# start of Records for processing

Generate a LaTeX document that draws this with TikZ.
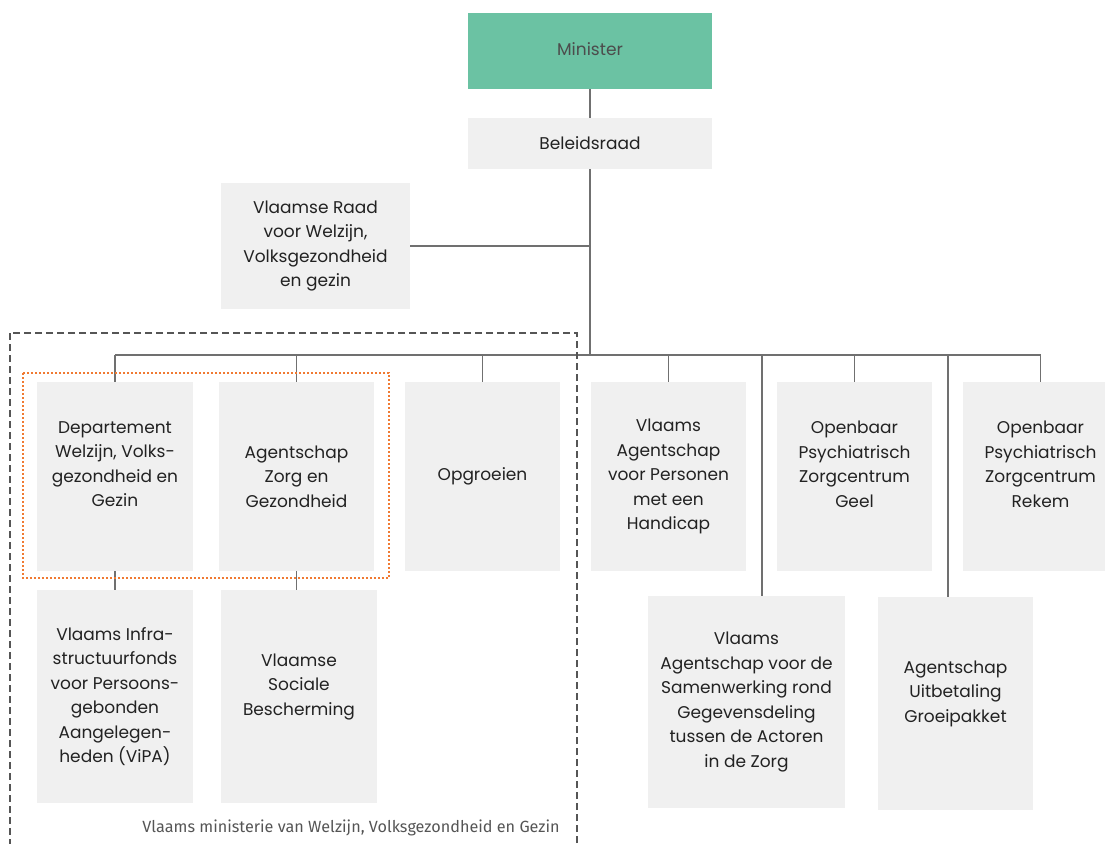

# end of Records for processing
# start of Records for processing

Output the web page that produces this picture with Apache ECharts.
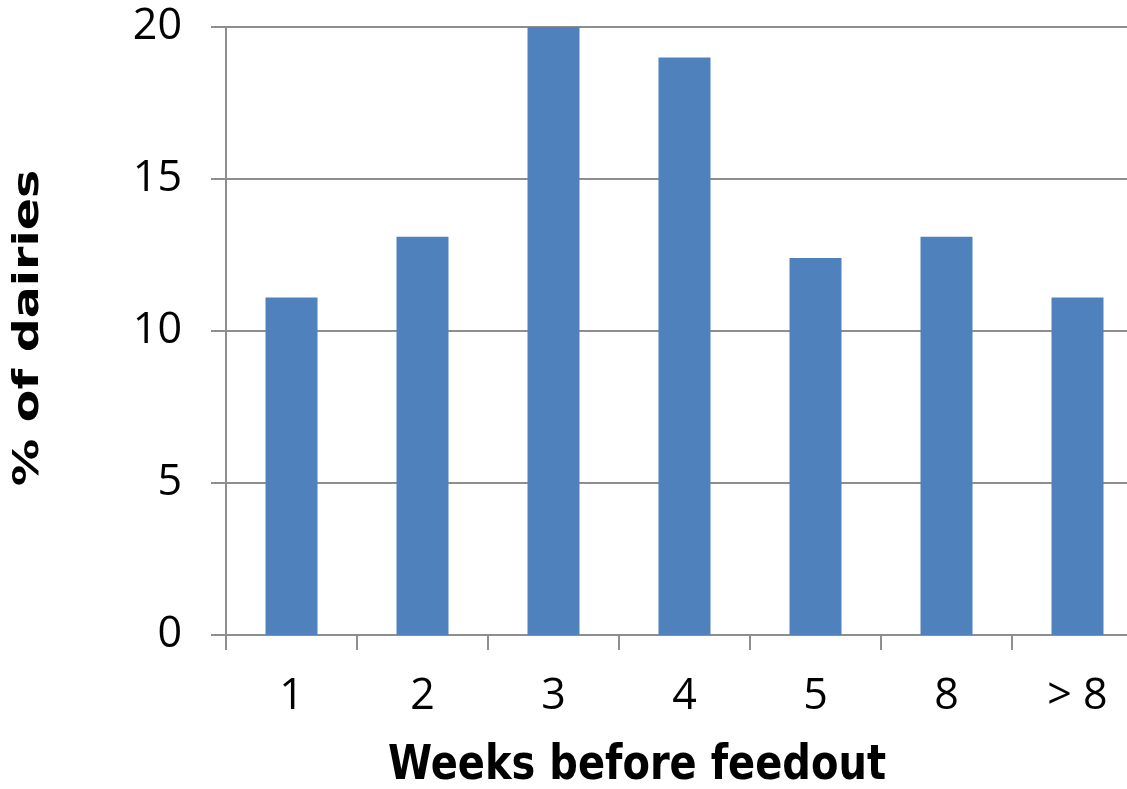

# end of Records for processing
# start of Records for processing

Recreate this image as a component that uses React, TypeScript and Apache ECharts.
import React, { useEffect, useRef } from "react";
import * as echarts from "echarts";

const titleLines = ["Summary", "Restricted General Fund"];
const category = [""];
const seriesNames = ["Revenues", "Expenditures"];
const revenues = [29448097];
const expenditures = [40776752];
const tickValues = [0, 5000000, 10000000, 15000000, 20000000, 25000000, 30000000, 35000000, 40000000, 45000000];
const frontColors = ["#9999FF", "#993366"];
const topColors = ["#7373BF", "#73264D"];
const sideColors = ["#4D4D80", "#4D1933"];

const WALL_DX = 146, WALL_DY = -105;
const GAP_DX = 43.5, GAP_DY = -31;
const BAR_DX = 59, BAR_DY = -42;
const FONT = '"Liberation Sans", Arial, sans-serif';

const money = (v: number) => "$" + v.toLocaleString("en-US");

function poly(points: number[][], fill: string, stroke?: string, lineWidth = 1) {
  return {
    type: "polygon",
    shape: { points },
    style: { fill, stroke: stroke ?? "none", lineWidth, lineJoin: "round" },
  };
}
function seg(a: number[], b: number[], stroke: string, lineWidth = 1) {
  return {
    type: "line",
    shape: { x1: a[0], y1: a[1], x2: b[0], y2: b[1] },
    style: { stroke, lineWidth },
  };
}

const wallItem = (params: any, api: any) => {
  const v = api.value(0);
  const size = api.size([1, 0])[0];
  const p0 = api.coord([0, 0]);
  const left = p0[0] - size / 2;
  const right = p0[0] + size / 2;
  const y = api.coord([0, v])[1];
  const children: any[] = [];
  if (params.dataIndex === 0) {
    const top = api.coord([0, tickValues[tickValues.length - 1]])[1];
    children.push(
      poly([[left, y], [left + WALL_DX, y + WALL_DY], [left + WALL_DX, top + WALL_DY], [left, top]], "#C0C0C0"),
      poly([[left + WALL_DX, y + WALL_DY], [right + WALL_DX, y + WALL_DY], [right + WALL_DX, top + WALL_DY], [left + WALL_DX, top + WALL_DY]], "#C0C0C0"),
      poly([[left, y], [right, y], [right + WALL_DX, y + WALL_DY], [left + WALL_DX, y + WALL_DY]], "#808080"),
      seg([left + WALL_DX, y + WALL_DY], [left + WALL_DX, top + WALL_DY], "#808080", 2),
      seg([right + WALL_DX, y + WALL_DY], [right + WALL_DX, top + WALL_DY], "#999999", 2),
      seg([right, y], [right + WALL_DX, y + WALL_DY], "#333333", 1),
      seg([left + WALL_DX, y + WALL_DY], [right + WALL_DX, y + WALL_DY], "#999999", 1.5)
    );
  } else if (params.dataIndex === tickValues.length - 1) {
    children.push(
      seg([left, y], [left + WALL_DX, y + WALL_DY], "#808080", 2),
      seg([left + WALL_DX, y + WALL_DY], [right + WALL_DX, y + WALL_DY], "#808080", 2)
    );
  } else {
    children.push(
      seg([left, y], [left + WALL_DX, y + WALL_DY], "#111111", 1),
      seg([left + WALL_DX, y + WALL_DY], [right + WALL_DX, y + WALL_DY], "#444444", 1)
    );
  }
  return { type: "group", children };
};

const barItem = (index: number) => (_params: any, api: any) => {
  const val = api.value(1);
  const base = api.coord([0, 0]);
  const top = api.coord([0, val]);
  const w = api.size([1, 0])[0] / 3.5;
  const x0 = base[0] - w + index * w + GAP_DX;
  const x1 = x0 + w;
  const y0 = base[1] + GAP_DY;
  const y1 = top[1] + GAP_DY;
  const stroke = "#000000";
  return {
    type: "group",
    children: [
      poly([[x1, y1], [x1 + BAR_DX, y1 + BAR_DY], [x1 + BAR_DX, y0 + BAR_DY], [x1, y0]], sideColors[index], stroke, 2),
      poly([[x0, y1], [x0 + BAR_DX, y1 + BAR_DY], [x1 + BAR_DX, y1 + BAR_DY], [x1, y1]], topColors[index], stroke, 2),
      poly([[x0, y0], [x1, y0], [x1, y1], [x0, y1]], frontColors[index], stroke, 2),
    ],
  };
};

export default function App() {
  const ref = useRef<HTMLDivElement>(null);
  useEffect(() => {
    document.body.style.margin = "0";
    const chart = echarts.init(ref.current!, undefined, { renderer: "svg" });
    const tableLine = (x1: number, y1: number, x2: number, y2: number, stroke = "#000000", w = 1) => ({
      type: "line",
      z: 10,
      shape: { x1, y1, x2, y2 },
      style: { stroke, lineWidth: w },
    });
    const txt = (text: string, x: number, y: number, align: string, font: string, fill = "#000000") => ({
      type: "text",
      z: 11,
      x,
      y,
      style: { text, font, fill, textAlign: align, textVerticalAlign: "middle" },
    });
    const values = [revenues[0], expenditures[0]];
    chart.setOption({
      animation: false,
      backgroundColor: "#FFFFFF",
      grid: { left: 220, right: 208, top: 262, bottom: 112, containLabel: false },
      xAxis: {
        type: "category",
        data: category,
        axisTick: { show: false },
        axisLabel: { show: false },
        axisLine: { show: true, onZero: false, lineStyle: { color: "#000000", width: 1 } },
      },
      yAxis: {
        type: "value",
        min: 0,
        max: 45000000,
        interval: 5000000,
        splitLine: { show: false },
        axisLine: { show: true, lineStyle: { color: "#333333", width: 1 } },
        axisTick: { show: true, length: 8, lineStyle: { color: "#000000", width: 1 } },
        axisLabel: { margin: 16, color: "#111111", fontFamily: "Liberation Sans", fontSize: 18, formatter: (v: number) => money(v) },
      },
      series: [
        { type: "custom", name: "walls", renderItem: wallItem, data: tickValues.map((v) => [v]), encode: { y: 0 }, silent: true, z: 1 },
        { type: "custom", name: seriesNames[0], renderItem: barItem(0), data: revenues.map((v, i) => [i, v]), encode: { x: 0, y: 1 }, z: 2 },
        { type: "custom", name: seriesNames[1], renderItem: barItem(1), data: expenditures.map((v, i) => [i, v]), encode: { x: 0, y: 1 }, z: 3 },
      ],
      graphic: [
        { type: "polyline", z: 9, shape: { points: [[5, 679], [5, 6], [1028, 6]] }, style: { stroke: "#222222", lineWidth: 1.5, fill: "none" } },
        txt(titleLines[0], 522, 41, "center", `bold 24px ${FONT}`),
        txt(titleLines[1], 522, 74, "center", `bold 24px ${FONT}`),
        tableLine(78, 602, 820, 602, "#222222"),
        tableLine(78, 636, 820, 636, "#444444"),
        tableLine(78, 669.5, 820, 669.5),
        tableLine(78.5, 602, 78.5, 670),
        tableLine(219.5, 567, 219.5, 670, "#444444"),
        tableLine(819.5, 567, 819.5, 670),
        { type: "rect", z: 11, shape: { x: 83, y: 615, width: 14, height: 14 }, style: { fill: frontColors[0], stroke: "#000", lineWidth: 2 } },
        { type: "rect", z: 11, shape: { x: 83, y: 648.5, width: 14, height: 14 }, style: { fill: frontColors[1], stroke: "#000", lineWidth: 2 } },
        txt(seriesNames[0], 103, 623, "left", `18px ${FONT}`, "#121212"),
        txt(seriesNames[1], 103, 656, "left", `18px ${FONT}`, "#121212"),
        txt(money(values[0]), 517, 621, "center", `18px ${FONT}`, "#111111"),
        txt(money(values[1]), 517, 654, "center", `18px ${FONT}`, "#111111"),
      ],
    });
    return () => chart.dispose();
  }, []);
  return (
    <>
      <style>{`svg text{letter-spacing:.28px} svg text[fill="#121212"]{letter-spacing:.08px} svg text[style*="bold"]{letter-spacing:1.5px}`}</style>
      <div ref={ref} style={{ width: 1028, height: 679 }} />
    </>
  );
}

# end of Records for processing

> **Exercise brief**:
Read the entries and pick out all lines that include the word "Apache".

> **Final result**:
Output the web page that produces this picture with Apache ECharts.
Recreate this image as a component that uses React, TypeScript and Apache ECharts.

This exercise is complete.